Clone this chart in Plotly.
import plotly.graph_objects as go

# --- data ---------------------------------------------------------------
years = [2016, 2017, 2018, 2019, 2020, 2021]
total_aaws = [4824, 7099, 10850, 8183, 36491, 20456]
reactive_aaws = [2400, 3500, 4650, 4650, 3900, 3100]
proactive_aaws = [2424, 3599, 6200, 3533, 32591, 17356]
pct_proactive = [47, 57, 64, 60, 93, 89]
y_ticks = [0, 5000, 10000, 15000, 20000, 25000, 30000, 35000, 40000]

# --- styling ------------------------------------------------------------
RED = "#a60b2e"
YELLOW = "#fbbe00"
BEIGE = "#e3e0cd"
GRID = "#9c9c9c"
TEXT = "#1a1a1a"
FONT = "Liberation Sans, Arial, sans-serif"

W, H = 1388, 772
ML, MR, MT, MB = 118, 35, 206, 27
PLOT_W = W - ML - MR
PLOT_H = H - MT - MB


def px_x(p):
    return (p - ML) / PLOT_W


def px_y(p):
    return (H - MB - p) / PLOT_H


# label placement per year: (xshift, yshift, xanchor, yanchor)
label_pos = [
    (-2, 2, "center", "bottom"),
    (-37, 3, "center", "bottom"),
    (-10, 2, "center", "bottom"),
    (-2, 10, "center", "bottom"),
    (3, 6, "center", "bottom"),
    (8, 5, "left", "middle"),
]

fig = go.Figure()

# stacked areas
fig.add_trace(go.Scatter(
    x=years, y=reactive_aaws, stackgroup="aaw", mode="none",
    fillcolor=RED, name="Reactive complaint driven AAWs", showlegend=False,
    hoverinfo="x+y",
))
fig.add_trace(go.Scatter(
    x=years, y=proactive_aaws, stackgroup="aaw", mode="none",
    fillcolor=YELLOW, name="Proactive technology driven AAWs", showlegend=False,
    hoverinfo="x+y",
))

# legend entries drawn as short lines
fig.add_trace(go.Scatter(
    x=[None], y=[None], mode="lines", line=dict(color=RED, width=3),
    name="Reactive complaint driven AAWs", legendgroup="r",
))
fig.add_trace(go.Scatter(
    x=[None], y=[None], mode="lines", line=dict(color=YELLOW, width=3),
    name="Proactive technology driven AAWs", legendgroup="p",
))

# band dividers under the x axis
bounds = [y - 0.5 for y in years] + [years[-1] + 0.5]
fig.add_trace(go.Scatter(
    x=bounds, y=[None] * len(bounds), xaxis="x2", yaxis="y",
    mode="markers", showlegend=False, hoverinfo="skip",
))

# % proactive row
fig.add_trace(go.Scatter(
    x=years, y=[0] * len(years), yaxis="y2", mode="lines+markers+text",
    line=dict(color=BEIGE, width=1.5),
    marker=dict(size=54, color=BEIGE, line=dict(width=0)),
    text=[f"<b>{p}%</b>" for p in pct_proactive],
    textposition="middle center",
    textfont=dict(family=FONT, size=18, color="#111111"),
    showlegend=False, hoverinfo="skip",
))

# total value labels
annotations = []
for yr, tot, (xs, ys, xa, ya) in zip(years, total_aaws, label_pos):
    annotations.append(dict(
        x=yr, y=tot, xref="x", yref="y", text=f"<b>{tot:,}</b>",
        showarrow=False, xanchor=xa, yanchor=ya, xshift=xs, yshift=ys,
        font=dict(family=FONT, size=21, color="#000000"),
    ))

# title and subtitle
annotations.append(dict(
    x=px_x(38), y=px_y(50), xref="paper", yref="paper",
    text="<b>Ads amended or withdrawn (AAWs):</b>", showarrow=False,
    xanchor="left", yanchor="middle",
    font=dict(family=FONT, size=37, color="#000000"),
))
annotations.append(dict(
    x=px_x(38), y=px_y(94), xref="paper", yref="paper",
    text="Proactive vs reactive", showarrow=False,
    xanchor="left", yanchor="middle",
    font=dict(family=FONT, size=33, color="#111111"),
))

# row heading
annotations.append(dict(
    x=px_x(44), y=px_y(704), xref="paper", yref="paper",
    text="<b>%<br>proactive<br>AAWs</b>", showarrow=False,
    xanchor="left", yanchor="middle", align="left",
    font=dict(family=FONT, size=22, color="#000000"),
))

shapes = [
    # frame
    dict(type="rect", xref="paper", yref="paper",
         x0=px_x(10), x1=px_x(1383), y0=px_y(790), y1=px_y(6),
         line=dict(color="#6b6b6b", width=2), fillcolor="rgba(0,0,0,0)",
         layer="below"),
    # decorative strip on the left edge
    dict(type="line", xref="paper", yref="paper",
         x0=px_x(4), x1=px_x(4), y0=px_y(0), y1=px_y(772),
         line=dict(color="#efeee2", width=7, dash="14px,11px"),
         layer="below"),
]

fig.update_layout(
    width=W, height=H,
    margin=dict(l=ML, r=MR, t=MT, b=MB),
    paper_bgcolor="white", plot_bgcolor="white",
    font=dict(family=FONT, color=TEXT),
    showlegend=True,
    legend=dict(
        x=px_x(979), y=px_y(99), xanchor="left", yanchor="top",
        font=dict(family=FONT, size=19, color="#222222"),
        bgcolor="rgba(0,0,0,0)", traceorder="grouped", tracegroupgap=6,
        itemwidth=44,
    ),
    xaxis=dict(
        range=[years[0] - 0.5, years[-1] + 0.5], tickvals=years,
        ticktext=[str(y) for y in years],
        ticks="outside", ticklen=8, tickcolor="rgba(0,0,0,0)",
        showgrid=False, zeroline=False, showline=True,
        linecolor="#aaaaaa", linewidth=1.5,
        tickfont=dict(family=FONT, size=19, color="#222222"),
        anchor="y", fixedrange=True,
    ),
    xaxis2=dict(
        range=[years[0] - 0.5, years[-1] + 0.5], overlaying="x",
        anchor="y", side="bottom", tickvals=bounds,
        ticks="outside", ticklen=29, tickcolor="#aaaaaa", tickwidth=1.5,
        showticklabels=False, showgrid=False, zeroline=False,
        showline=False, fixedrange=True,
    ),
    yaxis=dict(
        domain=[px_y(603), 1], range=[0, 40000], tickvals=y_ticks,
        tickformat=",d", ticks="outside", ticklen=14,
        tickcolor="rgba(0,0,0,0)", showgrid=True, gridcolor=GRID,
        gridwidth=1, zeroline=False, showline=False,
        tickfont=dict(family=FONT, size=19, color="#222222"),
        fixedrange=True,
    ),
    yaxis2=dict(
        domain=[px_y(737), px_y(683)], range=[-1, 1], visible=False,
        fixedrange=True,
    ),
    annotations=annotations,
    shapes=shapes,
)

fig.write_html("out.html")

|---|

**The problem**
Please reproduce the entire listing, exactly as shown.

**Exercise solution**
Clone this chart in Plotly.
import plotly.graph_objects as go

# --- data ---------------------------------------------------------------
years = [2016, 2017, 2018, 2019, 2020, 2021]
total_aaws = [4824, 7099, 10850, 8183, 36491, 20456]
reactive_aaws = [2400, 3500, 4650, 4650, 3900, 3100]
proactive_aaws = [2424, 3599, 6200, 3533, 32591, 17356]
pct_proactive = [47, 57, 64, 60, 93, 89]
y_ticks = [0, 5000, 10000, 15000, 20000, 25000, 30000, 35000, 40000]

# --- styling ------------------------------------------------------------
RED = "#a60b2e"
YELLOW = "#fbbe00"
BEIGE = "#e3e0cd"
GRID = "#9c9c9c"
TEXT = "#1a1a1a"
FONT = "Liberation Sans, Arial, sans-serif"

W, H = 1388, 772
ML, MR, MT, MB = 118, 35, 206, 27
PLOT_W = W - ML - MR
PLOT_H = H - MT - MB


def px_x(p):
    return (p - ML) / PLOT_W


def px_y(p):
    return (H - MB - p) / PLOT_H


# label placement per year: (xshift, yshift, xanchor, yanchor)
label_pos = [
    (-2, 2, "center", "bottom"),
    (-37, 3, "center", "bottom"),
    (-10, 2, "center", "bottom"),
    (-2, 10, "center", "bottom"),
    (3, 6, "center", "bottom"),
    (8, 5, "left", "middle"),
]

fig = go.Figure()

# stacked areas
fig.add_trace(go.Scatter(
    x=years, y=reactive_aaws, stackgroup="aaw", mode="none",
    fillcolor=RED, name="Reactive complaint driven AAWs", showlegend=False,
    hoverinfo="x+y",
))
fig.add_trace(go.Scatter(
    x=years, y=proactive_aaws, stackgroup="aaw", mode="none",
    fillcolor=YELLOW, name="Proactive technology driven AAWs", showlegend=False,
    hoverinfo="x+y",
))

# legend entries drawn as short lines
fig.add_trace(go.Scatter(
    x=[None], y=[None], mode="lines", line=dict(color=RED, width=3),
    name="Reactive complaint driven AAWs", legendgroup="r",
))
fig.add_trace(go.Scatter(
    x=[None], y=[None], mode="lines", line=dict(color=YELLOW, width=3),
    name="Proactive technology driven AAWs", legendgroup="p",
))

# band dividers under the x axis
bounds = [y - 0.5 for y in years] + [years[-1] + 0.5]
fig.add_trace(go.Scatter(
    x=bounds, y=[None] * len(bounds), xaxis="x2", yaxis="y",
    mode="markers", showlegend=False, hoverinfo="skip",
))

# % proactive row
fig.add_trace(go.Scatter(
    x=years, y=[0] * len(years), yaxis="y2", mode="lines+markers+text",
    line=dict(color=BEIGE, width=1.5),
    marker=dict(size=54, color=BEIGE, line=dict(width=0)),
    text=[f"<b>{p}%</b>" for p in pct_proactive],
    textposition="middle center",
    textfont=dict(family=FONT, size=18, color="#111111"),
    showlegend=False, hoverinfo="skip",
))

# total value labels
annotations = []
for yr, tot, (xs, ys, xa, ya) in zip(years, total_aaws, label_pos):
    annotations.append(dict(
        x=yr, y=tot, xref="x", yref="y", text=f"<b>{tot:,}</b>",
        showarrow=False, xanchor=xa, yanchor=ya, xshift=xs, yshift=ys,
        font=dict(family=FONT, size=21, color="#000000"),
    ))

# title and subtitle
annotations.append(dict(
    x=px_x(38), y=px_y(50), xref="paper", yref="paper",
    text="<b>Ads amended or withdrawn (AAWs):</b>", showarrow=False,
    xanchor="left", yanchor="middle",
    font=dict(family=FONT, size=37, color="#000000"),
))
annotations.append(dict(
    x=px_x(38), y=px_y(94), xref="paper", yref="paper",
    text="Proactive vs reactive", showarrow=False,
    xanchor="left", yanchor="middle",
    font=dict(family=FONT, size=33, color="#111111"),
))

# row heading
annotations.append(dict(
    x=px_x(44), y=px_y(704), xref="paper", yref="paper",
    text="<b>%<br>proactive<br>AAWs</b>", showarrow=False,
    xanchor="left", yanchor="middle", align="left",
    font=dict(family=FONT, size=22, color="#000000"),
))

shapes = [
    # frame
    dict(type="rect", xref="paper", yref="paper",
         x0=px_x(10), x1=px_x(1383), y0=px_y(790), y1=px_y(6),
         line=dict(color="#6b6b6b", width=2), fillcolor="rgba(0,0,0,0)",
         layer="below"),
    # decorative strip on the left edge
    dict(type="line", xref="paper", yref="paper",
         x0=px_x(4), x1=px_x(4), y0=px_y(0), y1=px_y(772),
         line=dict(color="#efeee2", width=7, dash="14px,11px"),
         layer="below"),
]

fig.update_layout(
    width=W, height=H,
    margin=dict(l=ML, r=MR, t=MT, b=MB),
    paper_bgcolor="white", plot_bgcolor="white",
    font=dict(family=FONT, color=TEXT),
    showlegend=True,
    legend=dict(
        x=px_x(979), y=px_y(99), xanchor="left", yanchor="top",
        font=dict(family=FONT, size=19, color="#222222"),
        bgcolor="rgba(0,0,0,0)", traceorder="grouped", tracegroupgap=6,
        itemwidth=44,
    ),
    xaxis=dict(
        range=[years[0] - 0.5, years[-1] + 0.5], tickvals=years,
        ticktext=[str(y) for y in years],
        ticks="outside", ticklen=8, tickcolor="rgba(0,0,0,0)",
        showgrid=False, zeroline=False, showline=True,
        linecolor="#aaaaaa", linewidth=1.5,
        tickfont=dict(family=FONT, size=19, color="#222222"),
        anchor="y", fixedrange=True,
    ),
    xaxis2=dict(
        range=[years[0] - 0.5, years[-1] + 0.5], overlaying="x",
        anchor="y", side="bottom", tickvals=bounds,
        ticks="outside", ticklen=29, tickcolor="#aaaaaa", tickwidth=1.5,
        showticklabels=False, showgrid=False, zeroline=False,
        showline=False, fixedrange=True,
    ),
    yaxis=dict(
        domain=[px_y(603), 1], range=[0, 40000], tickvals=y_ticks,
        tickformat=",d", ticks="outside", ticklen=14,
        tickcolor="rgba(0,0,0,0)", showgrid=True, gridcolor=GRID,
        gridwidth=1, zeroline=False, showline=False,
        tickfont=dict(family=FONT, size=19, color="#222222"),
        fixedrange=True,
    ),
    yaxis2=dict(
        domain=[px_y(737), px_y(683)], range=[-1, 1], visible=False,
        fixedrange=True,
    ),
    annotations=annotations,
    shapes=shapes,
)

fig.write_html("out.html")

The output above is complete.